Si le ofrecieran un millón de dólares mensuales por dejar de hacer lo que más le gusta ¿Los aceptaría?
Piénselo bien, lo que más le gusta hacer en el mundo. Aquello que hace habitualmente sin que le paguen si quiera. Leer, comer, manejar. Piénselo bien. Yo sé que usted debe estar pensando que los aceptaría sin más y que buscaría una nueva afición. Pero la cosa no es tan fácil. Hay unas condiciones adicionales.
La primera de ellas es que cada cuatro días usted estará cerca, muy cerca, del mejor libro del mundo, del mejor plato posible, del mejor carro hasta ahora imaginado. Lo dejarán verlo pero no lo dejaran probarlo. Eventualmente, lo dejaran cambiar de página, lo dejaran trinchar la carne, lo dejaran poner algún cambio. Pero no siempre.
La segunda es que usted verá como otros leen, comen, manejan. Y seguramente usted pensará en cómo lo haría usted, al punto de creer que los demás lo hacen mal. Usted no hubiera subrayado esa frase tonta que el otro subrayo, usted hubiera preferido aquella otra. Usted no hubiera condimentado tanto ese plato, usted hubiera puesto la carne sobre aquella salsa. Usted no se hubiera cerrado tanto en esa curva, usted hubiera acelerado hasta el final en esa recta.
La tercera es que a usted le queda poco tiempo para disfrutar de esos placeres, digamos cinco años. Después de eso, por uno u otro motivo, su cuerpo se deteriorará a un punto que le dificultará leer, comer o manejar con igual gusto, con la misma potencia con la que lo haría ahora. Y no olvide que amar es tener la potencia para disfrutar de algo. Es decir, que ahora, que usted tiene la capacidad de amar, como no podrá hacerlo nunca más, a través de un pacto incomprensible se lo han prohibido.
Pero que fácil es aceptar ese millón de dólares para dejar de amar, como si uno pudiera olvidar que se tiene, ahora más que nunca, una capacidad que se ha ido diluyendo con los días. Y ver a otros disfrutar de su potencia, de su capacidad para amar, mientras tú atado a tu silla miras atentamente, esperando una oportunidad, esperando que una hoja mal doblada revele algunas palabras, aguardando que el olor del plato sea suficiente aliciente, deseando incluso que el carro sufra un accidente contigo adentro para despertar del sueño -o la pesadilla- que alguien produjo para ti. ¡Ah!, porque se me olvidaba, a la hora de la verdad no fuiste tú quien firmó el pacto, otro lo hizo por ti.

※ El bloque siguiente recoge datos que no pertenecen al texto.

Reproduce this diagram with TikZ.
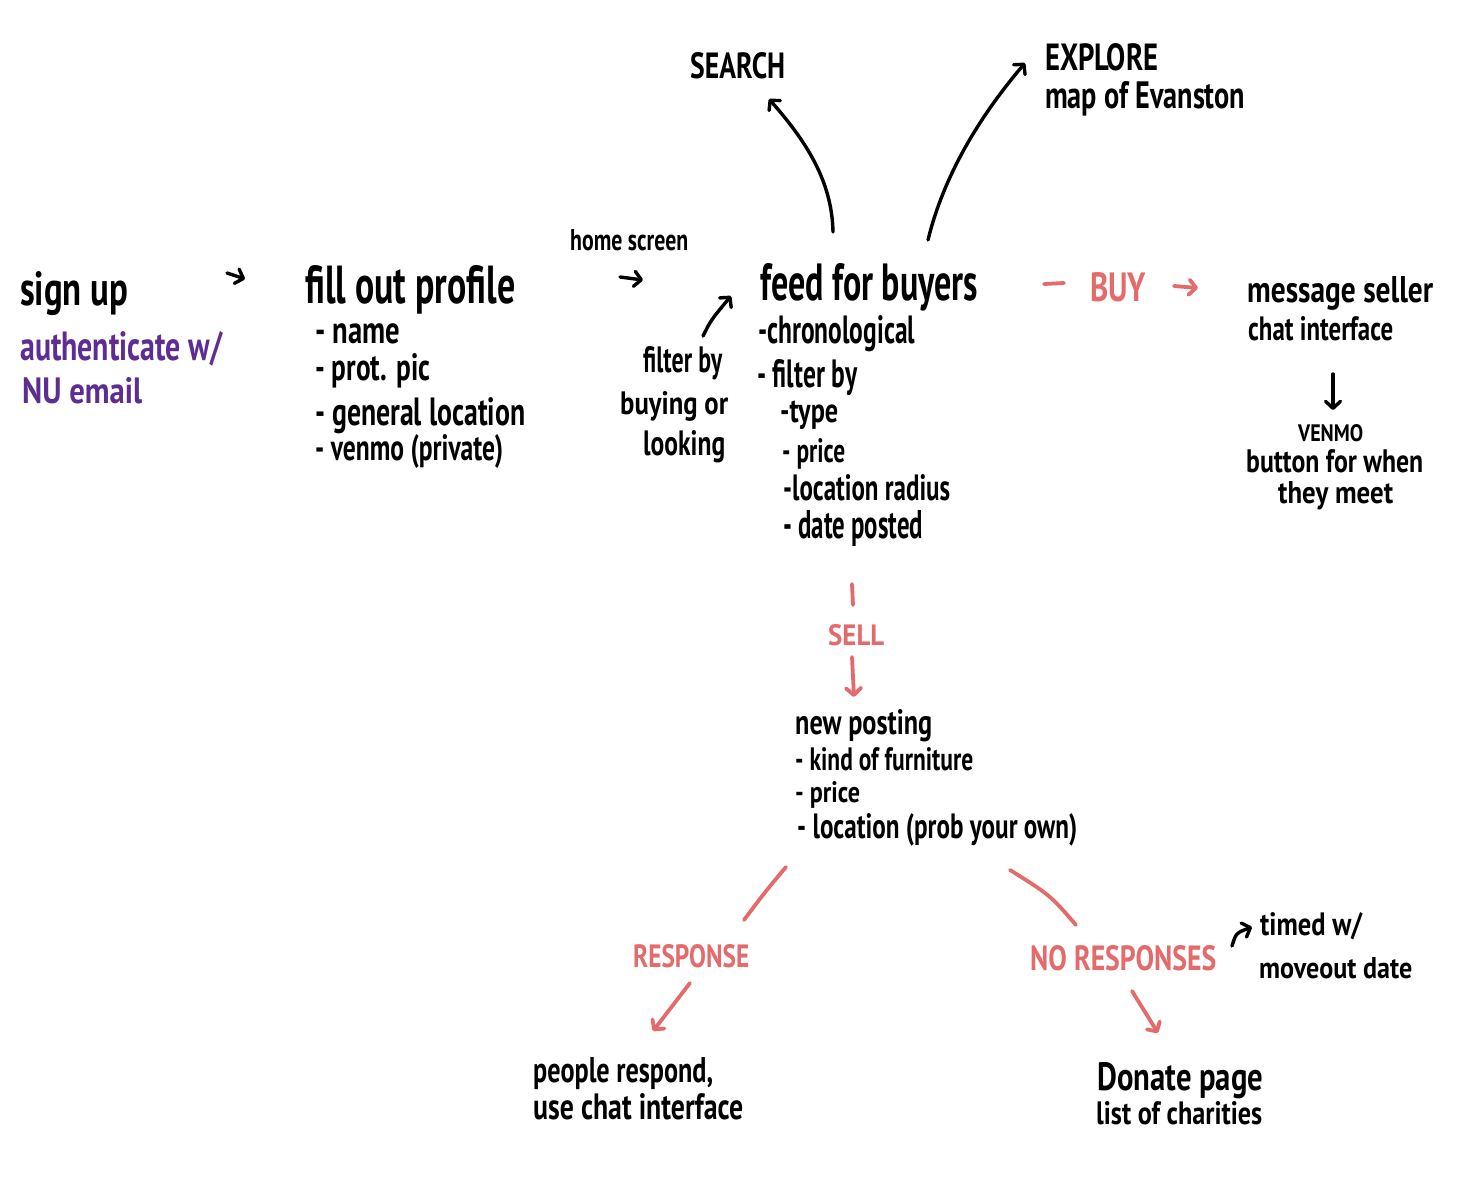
\documentclass[tikz,border=0pt]{standalone}
\usepackage{fontspec}
\setmainfont{PT Sans}
\usetikzlibrary{arrows.meta}
\definecolor{purp}{HTML}{5E2D91}
\definecolor{sal}{HTML}{E36B6B}
\newcommand\hw[3]{\resizebox{#1pt}{#2pt}{\bfseries\vphantom{h}#3}}
\begin{document}
\begin{tikzpicture}[x=1pt,y=-1pt,
  txt/.style={inner sep=0pt, anchor=base west, text=black},
  ptxt/.style={txt, text=purp},
  rtxt/.style={txt, text=sal},
  pen/.style={line width=3.4pt, line cap=round, line join=round},
  arr/.style={pen, -{Straight Barb[length=7pt,width=15pt,line cap=round,line join=round]}},
  rpen/.style={pen, draw=sal, line width=3.8pt},
  rarr/.style={arr, draw=sal, line width=3.8pt}]
\fill[white] (0,0) rectangle (1460,1200);
\useasboundingbox (0,0) rectangle (1460,1200);

% sign up
\node[txt] (signup) at (20,305) {\hw{108}{34}{sign up}};
\node[ptxt] (auth1) at (20,360) {\hw{202}{29}{authenticate w/}};
\node[ptxt] (auth2) at (22,403) {\hw{120}{26}{NU email}};

% profile
\node[txt] (profile) at (305,303) {\hw{210}{38}{fill out profile}};
\node[txt] (pname) at (315,343) {\hw{85}{27}{- name}};
\node[txt] (ppic) at (315,380) {\hw{115}{27}{- prot. pic}};
\node[txt] (ploc) at (315,425) {\hw{210}{28}{- general location}};
\node[txt] (pven) at (315,460) {\hw{188}{26}{- venmo (private)}};

% home screen
\node[txt] (home) at (570,250) {\hw{118}{21}{home screen}};

% feed
\node[txt] (feed) at (760,300) {\hw{218}{37}{feed for buyers}};
\node[txt] (fchrono) at (758,343) {\hw{157}{28}{-chronological}};
\node[txt] (ffilter) at (757,387) {\hw{100}{28}{- filter by}};
\node[txt] (ftype) at (780,422) {\hw{58}{24}{-type}};
\node[txt] (fprice) at (782,462) {\hw{63}{24}{- price}};
\node[txt] (fradius) at (783,500) {\hw{167}{26}{-location radius}};
\node[txt] (fdate) at (783,538) {\hw{140}{28}{- date posted}};

% filter by buying or looking
\node[txt] (fb1) at (643,372) {\hw{79}{26}{filter by}};
\node[txt] (fb2) at (620,414) {\hw{108}{23}{buying or}};
\node[txt] (fb3) at (643,455) {\hw{82}{25}{looking}};

% search / explore
\node[txt] (search) at (690,78) {\hw{95}{26}{SEARCH}};
\node[txt] (explore) at (1045,70) {\hw{113}{27}{EXPLORE}};
\node[txt] (evanston) at (1045,108) {\hw{200}{27}{map of Evanston}};

% buy
\node[rtxt] (buy) at (1090,301) {\hw{56}{29}{BUY}};
\node[txt] (msg) at (1247,302) {\hw{186}{26}{message seller}};
\node[txt] (chat) at (1248,340) {\hw{145}{24}{chat interface}};
\node[txt] (venmo) at (1298,441) {\hw{65}{17}{VENMO}};
\node[txt] (button) at (1246,472) {\hw{177}{23}{button for when}};
\node[txt] (meet) at (1278,503) {\hw{115}{22}{they meet}};

% sell
\node[rtxt] (sell) at (828,645) {\hw{56}{21}{SELL}};
\node[txt] (newpost) at (795,734) {\hw{137}{25}{new posting}};
\node[txt] (nkind) at (795,770) {\hw{178}{23}{- kind of furniture}};
\node[txt] (nprice) at (795,802) {\hw{65}{21}{- price}};
\node[txt] (nloc) at (797,838) {\hw{280}{25}{- location (prob your own)}};

% responses
\node[rtxt] (resp) at (633,967) {\hw{116}{23}{RESPONSE}};
\node[rtxt] (noresp) at (1030,970) {\hw{186}{25}{NO RESPONSES}};
\node[txt] (timed) at (1260,935) {\hw{102}{23}{timed w/}};
\node[txt] (moveout) at (1259,978) {\hw{153}{21}{moveout date}};
\node[txt] (people) at (533,1082) {\hw{180}{25}{people respond,}};
\node[txt] (usechat) at (533,1119) {\hw{210}{26}{use chat interface}};
\node[txt] (donate) at (1097,1090) {\hw{166}{28}{Donate page}};
\node[txt] (charity) at (1096,1124) {\hw{166}{23}{list of charities}};

% connector end points
\coordinate (a1s) at (227,273); \coordinate (a1e) at (245,279);
\coordinate (a2s) at (620,277); \coordinate (a2e) at (643,280);
\coordinate (a3s) at (703,336); \coordinate (a3e) at (731,296);
\coordinate (a4s) at (833,232); \coordinate (a4e) at (769,99);
\coordinate (a5s) at (928,240); \coordinate (a5e) at (1025,63);
\coordinate (b1s) at (1044,284); \coordinate (b1e) at (1064,283);
\coordinate (b2s) at (1174,286); \coordinate (b2e) at (1198,288);
\coordinate (v1s) at (1333,374); \coordinate (v1e) at (1333,410);
\coordinate (s1s) at (852,584); \coordinate (s1e) at (853,605);
\coordinate (s2s) at (852,657); \coordinate (s2e) at (854,697);
\coordinate (l1s) at (786,867); \coordinate (l1e) at (744,920);
\coordinate (l2s) at (690,983); \coordinate (l2e) at (653,1031);
\coordinate (r1s) at (1010,870); \coordinate (r1e) at (1076,925);
\coordinate (r2s) at (1132,991); \coordinate (r2e) at (1158,1033);
\coordinate (t1s) at (1232,946); \coordinate (t1e) at (1252,927);

% black arrows
\draw[arr] (a1s) -- (a1e);
\draw[arr] (a2s) -- (a2e);
\draw[arr] (a3s) .. controls (711,320) .. (a3e);
\draw[arr] (a4s) .. controls (832,180) and (805,140) .. (a4e);
\draw[arr] (a5s) .. controls (945,170) and (985,110) .. (a5e);
\draw[arr] (v1s) -- (v1e);
\draw[arr] (t1s) .. controls (1236,933) .. (t1e);

% red strokes and arrows
\draw[rpen] (b1s) -- (b1e);
\draw[rarr] (b2s) -- (b2e);
\draw[rpen] (s1s) -- (s1e);
\draw[rarr] (s2s) -- (s2e);
\draw[rpen] (l1s) .. controls (765,892) .. (l1e);
\draw[rarr] (l2s) -- (l2e);
\draw[rpen] (r1s) .. controls (1050,895) .. (r1e);
\draw[rarr] (r2s) -- (r2e);
\end{tikzpicture}
\end{document}
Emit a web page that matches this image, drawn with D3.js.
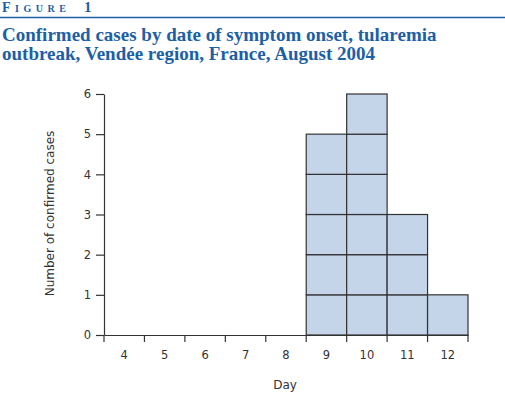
<!DOCTYPE html>
<meta charset="utf-8">
<script src="https://d3js.org/d3.v7.min.js"></script>
<style>
  body { margin: 0; background: #fff; }
</style>
<body>
<div id="chart"></div>
<script>
// data
var days = ["4", "5", "6", "7", "8", "9", "10", "11", "12"];
var cases = [0, 0, 0, 0, 0, 5, 6, 3, 1];
var yTicks = [0, 1, 2, 3, 4, 5, 6];

var W = 505, H = 394;
var blue = "#1d5fa6";
var margin = {top: 94, right: 37, bottom: 59, left: 104},
    width = W - margin.left - margin.right,
    height = H - margin.top - margin.bottom;

var svg = d3.select("#chart").append("svg")
    .attr("width", W)
    .attr("height", H);

// header
var fig = svg.append("text")
    .attr("x", 2).attr("y", 12)
    .attr("fill", blue)
    .style("font-family", "'Liberation Serif', serif")
    .style("font-weight", "bold")
    .style("font-size", "14px");
fig.append("tspan")
    .style("font-variant", "small-caps")
    .style("letter-spacing", "4.5px")
    .text("Figure");
fig.append("tspan")
    .attr("x", 84)
    .style("font-size", "15px")
    .text("1");

svg.append("line")
    .attr("x1", 0).attr("x2", W)
    .attr("y1", 17.5).attr("y2", 17.5)
    .attr("stroke", blue)
    .attr("stroke-width", 1.5);

var title = ["Confirmed cases by date of symptom onset, tularemia",
             "outbreak, Vendée region, France, August 2004"];
svg.selectAll(".title")
    .data(title)
  .enter().append("text")
    .attr("class", "title")
    .attr("x", 2)
    .attr("y", function(d, i) { return 41 + i * 19; })
    .attr("fill", blue)
    .style("font-family", "'Liberation Serif', serif")
    .style("font-weight", "bold")
    .style("font-size", "19px")
    .text(function(d) { return d; });

var g = svg.append("g")
    .attr("transform", "translate(" + margin.left + "," + margin.top + ")");

var x = d3.scaleBand()
    .domain(days)
    .range([0, width]);

var y = d3.scaleLinear()
    .domain([0, 6])
    .range([height, 0]);

// stacked unit boxes, one per case
var boxes = [];
days.forEach(function(d, i) {
  for (var k = 0; k < cases[i]; k++) boxes.push({day: d, k: k});
});

g.selectAll(".box")
    .data(boxes)
  .enter().append("rect")
    .attr("class", "box")
    .attr("x", function(d) { return x(d.day); })
    .attr("y", function(d) { return y(d.k + 1); })
    .attr("width", x.bandwidth())
    .attr("height", function(d) { return y(d.k) - y(d.k + 1); })
    .attr("fill", "#c4d4e9")
    .attr("stroke", "#333")
    .attr("stroke-width", 1.2);

// y axis
var yAxis = g.append("g")
    .call(d3.axisLeft(y).tickValues(yTicks).tickFormat(d3.format("d"))
      .tickSize(8).tickPadding(5).tickSizeOuter(0));

// x axis with ticks at the band edges
var xAxis = g.append("g")
    .attr("transform", "translate(0," + height + ")")
    .call(d3.axisBottom(x).tickSize(0).tickPadding(16).tickSizeOuter(0));

xAxis.selectAll(".edge")
    .data(d3.range(days.length + 1))
  .enter().append("line")
    .attr("class", "edge")
    .attr("x1", function(i) { return i * x.bandwidth(); })
    .attr("x2", function(i) { return i * x.bandwidth(); })
    .attr("y1", 0).attr("y2", 7)
    .attr("stroke", "#333")
    .attr("stroke-width", 1.2);

[yAxis, xAxis].forEach(function(a) {
  a.selectAll("path, line").attr("stroke", "#333").attr("stroke-width", 1.2);
  a.selectAll("text")
    .attr("fill", "#333")
    .style("font-family", "'DejaVu Sans', sans-serif")
    .style("font-size", "11.5px");
});

// axis titles
g.append("text")
    .attr("x", width / 2 - 1)
    .attr("y", height + 54)
    .attr("text-anchor", "middle")
    .attr("fill", "#333")
    .style("font-family", "'DejaVu Sans', sans-serif")
    .style("font-size", "12px")
    .text("Day");

g.append("text")
    .attr("transform", "rotate(-90)")
    .attr("x", -height / 2 + 1)
    .attr("y", -50)
    .attr("text-anchor", "middle")
    .attr("fill", "#333")
    .style("font-family", "'DejaVu Sans', sans-serif")
    .style("font-size", "12px")
    .text("Number of confirmed cases");
</script>
</body>
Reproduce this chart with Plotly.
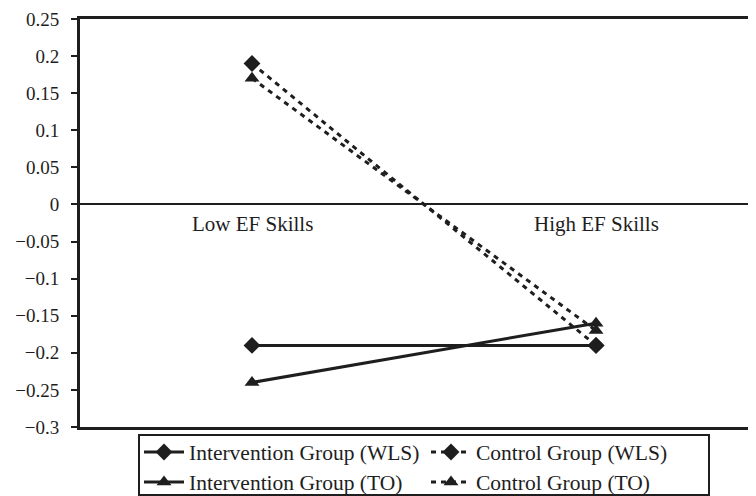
import plotly.graph_objects as go

categories = ["Low EF Skills", "High EF Skills"]
intervention_wls = [-0.19, -0.19]
control_wls = [0.19, -0.19]
intervention_to = [-0.24, -0.16]
control_to = [0.17, -0.17]
y_ticks = [0.25, 0.2, 0.15, 0.1, 0.05, 0, -0.05, -0.1, -0.15, -0.2, -0.25, -0.3]
y_tick_text = ["0.25", "0.2", "0.15", "0.1", "0.05", "0", "\u22120.05", "\u22120.1", "\u22120.15", "\u22120.2", "\u22120.25", "\u22120.3"]

xpos = list(range(len(categories)))
font = "Liberation Serif"
ink = "#1e1e1e"

# figure is drawn at an 8px page offset (default body margin)
W, H = 748, 488
L, T, B = 72, 11, 69
plot_w, plot_h = W - L, H - T - B
plot_bottom = H - B


def px(xf):
    return (xf - L) / plot_w


def py(yf):
    return (plot_bottom - yf) / plot_h


fig = go.Figure()
series = [
    ("Intervention Group (WLS)", intervention_wls, "solid", "diamond", "legend"),
    ("Control Group (WLS)", control_wls, "5px,5px", "diamond", "legend"),
    ("Intervention Group (TO)", intervention_to, "solid", "triangle-up", "legend2"),
    ("Control Group (TO)", control_to, "5px,5px", "triangle-up", "legend2"),
]
for name, vals, dash, sym, lg in series:
    fig.add_trace(go.Scatter(
        x=xpos, y=vals, name=name, mode="lines+markers", legend=lg,
        line=dict(color=ink, width=3, dash=dash),
        marker=dict(symbol=sym, size=13, color=ink),
    ))

for i, c in enumerate(categories):
    fig.add_annotation(x=xpos[i], y=0, text=c, showarrow=False, xref="x", yref="y",
                       yanchor="top", yshift=-6, font=dict(family=font, size=21, color=ink))

# legend frame
fig.add_shape(type="rect", xref="paper", yref="paper",
              x0=px(131), x1=px(701), y0=py(487), y1=py(427),
              line=dict(color=ink, width=2), fillcolor="rgba(0,0,0,0)")

legend_common = dict(orientation="h", xanchor="left", yanchor="middle",
                     entrywidth=232, entrywidthmode="pixels",
                     borderwidth=0, bgcolor="rgba(0,0,0,0)",
                     font=dict(family=font, size=21.5, color=ink),
                     itemwidth=40, tracegroupgap=0)

fig.update_layout(
    width=W, height=H,
    margin=dict(l=L, r=0, t=T, b=B, autoexpand=False),
    paper_bgcolor="white", plot_bgcolor="white",
    font=dict(family=font, size=19, color=ink),
    showlegend=True,
    legend=dict(x=px(131), y=py(444), **legend_common),
    legend2=dict(x=px(131), y=py(474), **legend_common),
)
fig.update_xaxes(range=[-0.5, 1.465], showticklabels=False, showgrid=False, zeroline=False,
                 showline=True, mirror=True, linecolor=ink, linewidth=2.5, ticks="")
fig.update_yaxes(range=[-0.3, 0.25], tickvals=y_ticks, ticktext=y_tick_text, showgrid=False,
                 zeroline=True, zerolinecolor=ink, zerolinewidth=2,
                 showline=True, linecolor=ink, linewidth=3, ticks="outside", ticklen=6,
                 tickwidth=2, tickcolor=ink, ticklabelstandoff=8,
                 tickfont=dict(family=font, size=19, color=ink))

fig.write_html("out.html")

Qué crees que harás los otros tres días, qué crees que hará tu mente durante esos otros tres días en los que no pasa nada, en los que puedes gastar tu millón de dólares y resulta que no tienes la suficiente imaginación para hacerlo, porque lo que realmente deseas no lo compra ese dinero. Es justo ahí cuando tiene sentido eso de que la felicidad deja de estar asociada al dinero cuando los ingresos superan cierto valor, 75.000 dólares según Daniel Kahneman. El premio novel de economía, sostiene incluso, que los ingresos elevados van asociados a una capacidad reducida para disfrutar de los pequeños placeres de la vida.
Lector, no sé si he logrado hacerme entender, pero este es el tipo de desgracia en la que se encuentran algunos de nuestros referentes. Aunque bueno, seguramente usted estará pensando: "¡Por favor!, ¿Qué estás diciendo escritor? Pero si tiene ese millón de dólares".